| Exercise prompt |
Set down, exactly as written, the lines from the line holding "Give me the pgfplots source for this chart." to the end of the data, inclusive, skipping any pictures.

| Records for the exercise |

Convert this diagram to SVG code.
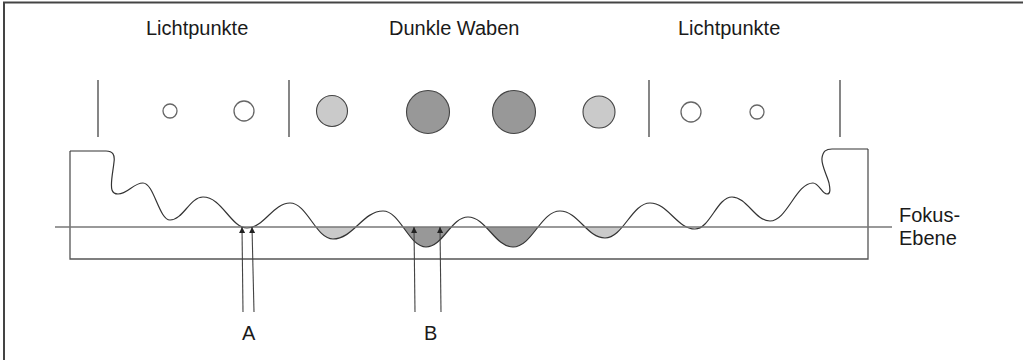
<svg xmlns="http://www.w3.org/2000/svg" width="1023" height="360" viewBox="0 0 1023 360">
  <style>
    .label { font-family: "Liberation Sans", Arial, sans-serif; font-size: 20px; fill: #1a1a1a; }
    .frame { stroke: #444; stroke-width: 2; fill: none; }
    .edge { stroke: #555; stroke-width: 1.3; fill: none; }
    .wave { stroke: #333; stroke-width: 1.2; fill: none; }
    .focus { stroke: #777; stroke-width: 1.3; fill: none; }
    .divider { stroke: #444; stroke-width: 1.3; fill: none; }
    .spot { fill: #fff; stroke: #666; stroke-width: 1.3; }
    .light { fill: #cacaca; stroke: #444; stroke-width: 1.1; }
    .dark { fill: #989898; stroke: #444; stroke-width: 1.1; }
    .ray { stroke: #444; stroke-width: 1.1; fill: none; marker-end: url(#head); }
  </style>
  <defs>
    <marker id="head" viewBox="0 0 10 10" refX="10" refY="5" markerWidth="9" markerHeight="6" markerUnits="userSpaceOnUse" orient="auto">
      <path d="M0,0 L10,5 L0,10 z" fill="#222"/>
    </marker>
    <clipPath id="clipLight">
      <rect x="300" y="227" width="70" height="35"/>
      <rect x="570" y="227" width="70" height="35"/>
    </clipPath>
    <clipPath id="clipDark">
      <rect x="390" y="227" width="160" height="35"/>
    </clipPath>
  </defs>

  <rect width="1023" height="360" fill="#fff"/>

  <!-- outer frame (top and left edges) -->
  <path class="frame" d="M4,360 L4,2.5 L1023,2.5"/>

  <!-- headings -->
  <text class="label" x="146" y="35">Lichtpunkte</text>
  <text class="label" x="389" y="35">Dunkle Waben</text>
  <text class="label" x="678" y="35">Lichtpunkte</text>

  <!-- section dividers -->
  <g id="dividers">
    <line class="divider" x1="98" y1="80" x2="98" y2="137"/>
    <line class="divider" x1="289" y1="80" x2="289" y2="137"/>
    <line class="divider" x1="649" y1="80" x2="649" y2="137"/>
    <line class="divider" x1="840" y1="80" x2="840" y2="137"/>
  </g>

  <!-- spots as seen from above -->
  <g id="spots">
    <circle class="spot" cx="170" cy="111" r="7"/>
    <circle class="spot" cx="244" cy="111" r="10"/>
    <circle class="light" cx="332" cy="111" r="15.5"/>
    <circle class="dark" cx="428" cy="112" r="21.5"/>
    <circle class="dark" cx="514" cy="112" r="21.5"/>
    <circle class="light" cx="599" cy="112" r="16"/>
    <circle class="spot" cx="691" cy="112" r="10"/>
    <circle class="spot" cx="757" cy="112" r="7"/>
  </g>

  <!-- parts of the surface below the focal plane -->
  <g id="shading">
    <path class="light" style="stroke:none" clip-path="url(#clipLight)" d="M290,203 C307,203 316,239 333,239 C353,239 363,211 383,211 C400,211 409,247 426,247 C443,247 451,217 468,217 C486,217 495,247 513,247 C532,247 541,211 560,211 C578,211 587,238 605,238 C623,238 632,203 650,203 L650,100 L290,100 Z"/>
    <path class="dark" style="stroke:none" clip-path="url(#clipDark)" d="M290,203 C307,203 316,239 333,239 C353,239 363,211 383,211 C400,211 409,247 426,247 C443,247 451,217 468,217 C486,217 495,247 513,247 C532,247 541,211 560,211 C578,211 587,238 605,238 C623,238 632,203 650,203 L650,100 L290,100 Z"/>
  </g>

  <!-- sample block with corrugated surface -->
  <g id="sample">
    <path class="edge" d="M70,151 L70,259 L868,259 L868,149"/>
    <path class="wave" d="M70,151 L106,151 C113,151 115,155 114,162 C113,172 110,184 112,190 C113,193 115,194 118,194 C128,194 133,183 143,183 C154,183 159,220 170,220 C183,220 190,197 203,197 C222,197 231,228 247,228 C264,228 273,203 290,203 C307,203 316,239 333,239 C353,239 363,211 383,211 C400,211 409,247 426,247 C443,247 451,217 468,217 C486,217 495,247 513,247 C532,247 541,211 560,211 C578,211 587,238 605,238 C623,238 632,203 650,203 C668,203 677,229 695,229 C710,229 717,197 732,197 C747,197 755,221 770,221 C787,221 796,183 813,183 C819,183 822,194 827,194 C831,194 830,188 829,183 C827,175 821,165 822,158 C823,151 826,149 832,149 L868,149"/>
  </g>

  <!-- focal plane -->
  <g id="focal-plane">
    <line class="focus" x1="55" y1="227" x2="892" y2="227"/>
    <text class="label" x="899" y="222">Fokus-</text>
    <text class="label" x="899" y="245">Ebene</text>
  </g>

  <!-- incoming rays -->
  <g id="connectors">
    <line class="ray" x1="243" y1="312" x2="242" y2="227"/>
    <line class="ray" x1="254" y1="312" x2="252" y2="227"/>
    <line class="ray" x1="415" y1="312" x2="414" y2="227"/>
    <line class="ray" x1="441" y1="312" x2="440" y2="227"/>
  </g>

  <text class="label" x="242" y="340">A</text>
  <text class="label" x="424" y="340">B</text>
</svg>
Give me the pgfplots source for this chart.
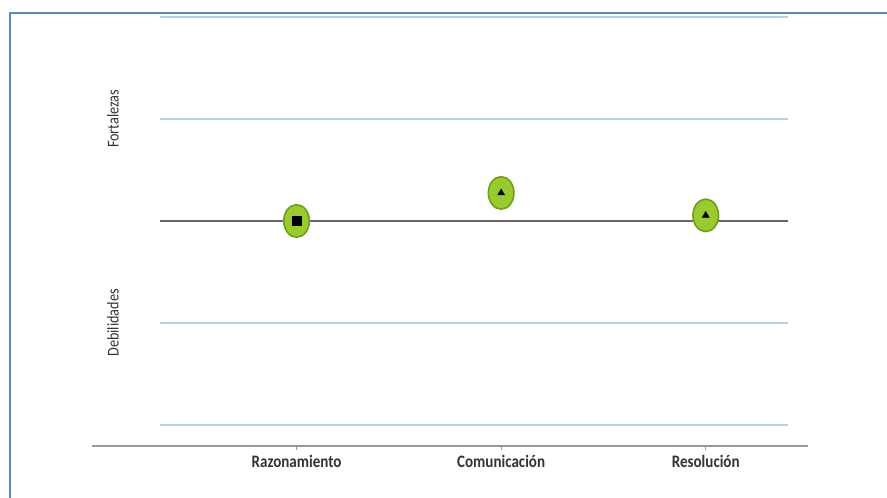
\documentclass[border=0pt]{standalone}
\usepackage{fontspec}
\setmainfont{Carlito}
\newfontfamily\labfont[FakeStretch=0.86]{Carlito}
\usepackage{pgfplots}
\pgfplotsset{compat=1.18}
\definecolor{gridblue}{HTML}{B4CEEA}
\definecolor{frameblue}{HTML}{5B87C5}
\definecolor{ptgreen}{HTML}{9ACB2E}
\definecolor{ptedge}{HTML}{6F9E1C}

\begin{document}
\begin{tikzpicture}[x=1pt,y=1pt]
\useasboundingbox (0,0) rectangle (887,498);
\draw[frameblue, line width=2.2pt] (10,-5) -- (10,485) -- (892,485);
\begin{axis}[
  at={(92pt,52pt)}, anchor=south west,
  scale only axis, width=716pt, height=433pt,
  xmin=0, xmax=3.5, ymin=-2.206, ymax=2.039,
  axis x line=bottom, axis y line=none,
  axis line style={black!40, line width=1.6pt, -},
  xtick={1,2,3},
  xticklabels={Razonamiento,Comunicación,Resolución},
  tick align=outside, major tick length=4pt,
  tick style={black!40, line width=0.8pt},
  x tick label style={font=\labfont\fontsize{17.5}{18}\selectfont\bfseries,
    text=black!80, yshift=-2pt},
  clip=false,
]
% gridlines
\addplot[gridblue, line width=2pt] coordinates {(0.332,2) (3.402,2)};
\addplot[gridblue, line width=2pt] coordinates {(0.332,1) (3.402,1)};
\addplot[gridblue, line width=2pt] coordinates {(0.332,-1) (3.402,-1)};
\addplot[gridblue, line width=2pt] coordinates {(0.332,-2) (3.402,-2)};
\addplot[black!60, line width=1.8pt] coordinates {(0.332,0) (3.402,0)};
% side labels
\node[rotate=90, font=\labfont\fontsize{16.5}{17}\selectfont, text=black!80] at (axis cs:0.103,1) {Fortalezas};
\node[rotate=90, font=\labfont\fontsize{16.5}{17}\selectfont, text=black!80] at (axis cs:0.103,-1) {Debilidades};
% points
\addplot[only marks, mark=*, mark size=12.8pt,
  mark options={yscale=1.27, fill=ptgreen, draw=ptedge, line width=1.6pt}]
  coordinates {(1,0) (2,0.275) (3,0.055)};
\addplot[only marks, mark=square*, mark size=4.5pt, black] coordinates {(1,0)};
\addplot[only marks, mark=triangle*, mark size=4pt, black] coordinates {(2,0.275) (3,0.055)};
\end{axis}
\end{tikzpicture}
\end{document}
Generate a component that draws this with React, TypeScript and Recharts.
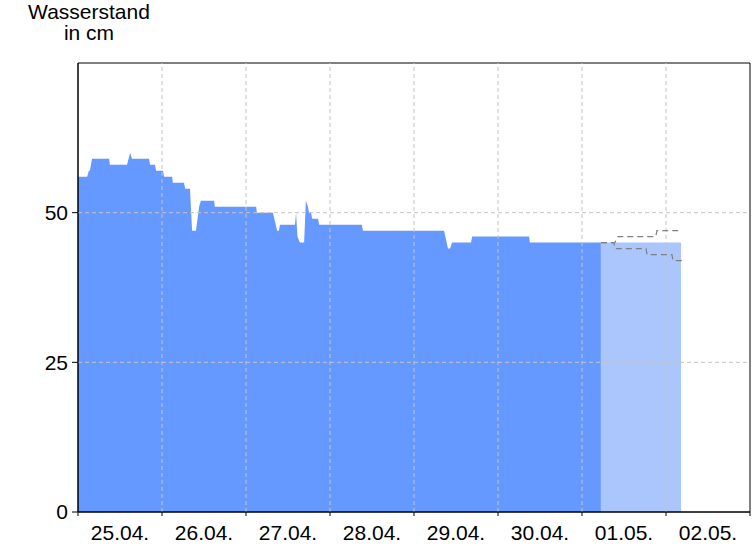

| Exercise answer |
Give me the pgfplots source for this chart.
\documentclass[border=0pt]{standalone}
\usepackage{fontspec}
\setmainfont{Carlito}
\newfontfamily\labfont[FakeStretch=0.86]{Carlito}
\usepackage{pgfplots}
\pgfplotsset{compat=1.18}
\definecolor{gridblue}{HTML}{B4CEEA}
\definecolor{frameblue}{HTML}{5B87C5}
\definecolor{ptgreen}{HTML}{9ACB2E}
\definecolor{ptedge}{HTML}{6F9E1C}

\begin{document}
\begin{tikzpicture}[x=1pt,y=1pt]
\useasboundingbox (0,0) rectangle (887,498);
\draw[frameblue, line width=2.2pt] (10,-5) -- (10,485) -- (892,485);
\begin{axis}[
  at={(92pt,52pt)}, anchor=south west,
  scale only axis, width=716pt, height=433pt,
  xmin=0, xmax=3.5, ymin=-2.206, ymax=2.039,
  axis x line=bottom, axis y line=none,
  axis line style={black!40, line width=1.6pt, -},
  xtick={1,2,3},
  xticklabels={Razonamiento,Comunicación,Resolución},
  tick align=outside, major tick length=4pt,
  tick style={black!40, line width=0.8pt},
  x tick label style={font=\labfont\fontsize{17.5}{18}\selectfont\bfseries,
    text=black!80, yshift=-2pt},
  clip=false,
]
% gridlines
\addplot[gridblue, line width=2pt] coordinates {(0.332,2) (3.402,2)};
\addplot[gridblue, line width=2pt] coordinates {(0.332,1) (3.402,1)};
\addplot[gridblue, line width=2pt] coordinates {(0.332,-1) (3.402,-1)};
\addplot[gridblue, line width=2pt] coordinates {(0.332,-2) (3.402,-2)};
\addplot[black!60, line width=1.8pt] coordinates {(0.332,0) (3.402,0)};
% side labels
\node[rotate=90, font=\labfont\fontsize{16.5}{17}\selectfont, text=black!80] at (axis cs:0.103,1) {Fortalezas};
\node[rotate=90, font=\labfont\fontsize{16.5}{17}\selectfont, text=black!80] at (axis cs:0.103,-1) {Debilidades};
% points
\addplot[only marks, mark=*, mark size=12.8pt,
  mark options={yscale=1.27, fill=ptgreen, draw=ptedge, line width=1.6pt}]
  coordinates {(1,0) (2,0.275) (3,0.055)};
\addplot[only marks, mark=square*, mark size=4.5pt, black] coordinates {(1,0)};
\addplot[only marks, mark=triangle*, mark size=4pt, black] coordinates {(2,0.275) (3,0.055)};
\end{axis}
\end{tikzpicture}
\end{document}
Generate a component that draws this with React, TypeScript and Recharts.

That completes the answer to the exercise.